Thursday, 14 February 2013 1:00 PM
Greece has long been a popular holiday destination among keen culture vultures who love doing more than explore the history of the places they visit on holiday. While an array of ancient sites can be found on the mainland, it is also worth checking out the stunning island of Crete. Here, you'll get to explore picturesque Rethymno and take in truly wonderful attractions.
Situated on the isle's north shore, Rethymno is a wonderful place for all kinds of holidaymakers to visit. Its 12 km golden beach is certainly popular among sun seekers, while the wealth of high-quality rental villas often attracts couples looking to take a romantic break. However, its rich past perhaps makes it an even more suitable place for avid history lovers to visit and, by coming here, you will the opportunity to take in landmarks that date back several centuries.
Not only is Rethymno commonly considered to be one of the best preserved medieval towns in all of Greece, but there are also numerous examples of Venetian and Roman architecture that you can take in. Add this to the many Minoan and Geometric sites dotted around the area, and you are certain to find at least one attraction that will captivate you.
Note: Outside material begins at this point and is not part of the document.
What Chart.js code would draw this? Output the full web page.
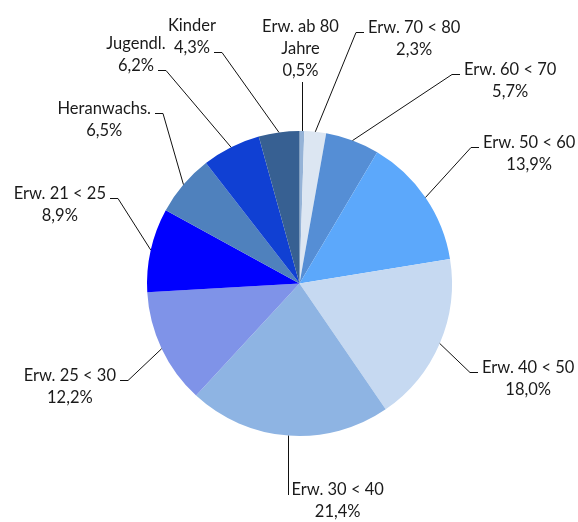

One landmark that is definitely worth seeing is the Venetian Lotzia (although it is also known as the Venetian Loggia) which, despite being constructed in the 16th century, has remained wonderfully preserved.
Situated in Paleologos Street in Rethymno's old town district, the building was originally used as a place for noblemen, feudal lords and other members of the local aristocracy to discuss political issues of the day.
However, when the city fell under Turkish occupation the structure was converted into a mosque. This resulted in a number of additional features being added, including the placing of a minaret on the west side of the building (although it would later be pulled down). Today, the building is home to the public library, with the books and other objects that are held here will provide you with an even further insight into the region's past.
Another attraction that any culture vulture ought to take the time to visit is the Fortezza. This Venetian-era defence complex, which dates back to the 16th century, lies just to the north of central Rethymno and was built to protect the city from sea-based attacks.
Although it is no longer used for its original purpose, the fortress offers a fascinating glimpse into ancient Greece and you can see the remains of numerous defensive features, including powder magazines and bastions. The complex is also home to Rethymno's Archaeological Museum – a stunning attraction that exhibits artefacts dating back to Neolithic times. Among the objects on display here is a statue of a god that is thought to have been made between 1320 and 1200 BC, while there is also a display of Minoan antiquities that were discovered in the nearby village of Armeni.
If you're looking to explore a little more of the wider area, you should head to Argyroupoli. Located around 27 km outside of Rethymno, this picturesque village is built on the remains of the ancient city of Lappas. Here, you can explore a historic chapel and check out ancient springs.
Alternatively, you may wish to visit Roustika. This settlement is home to an array of pretty cobblestone streets, while the 13th-century Church of Panagia is a great landmark to explore if you are looking to take in some period Byzantine architecture.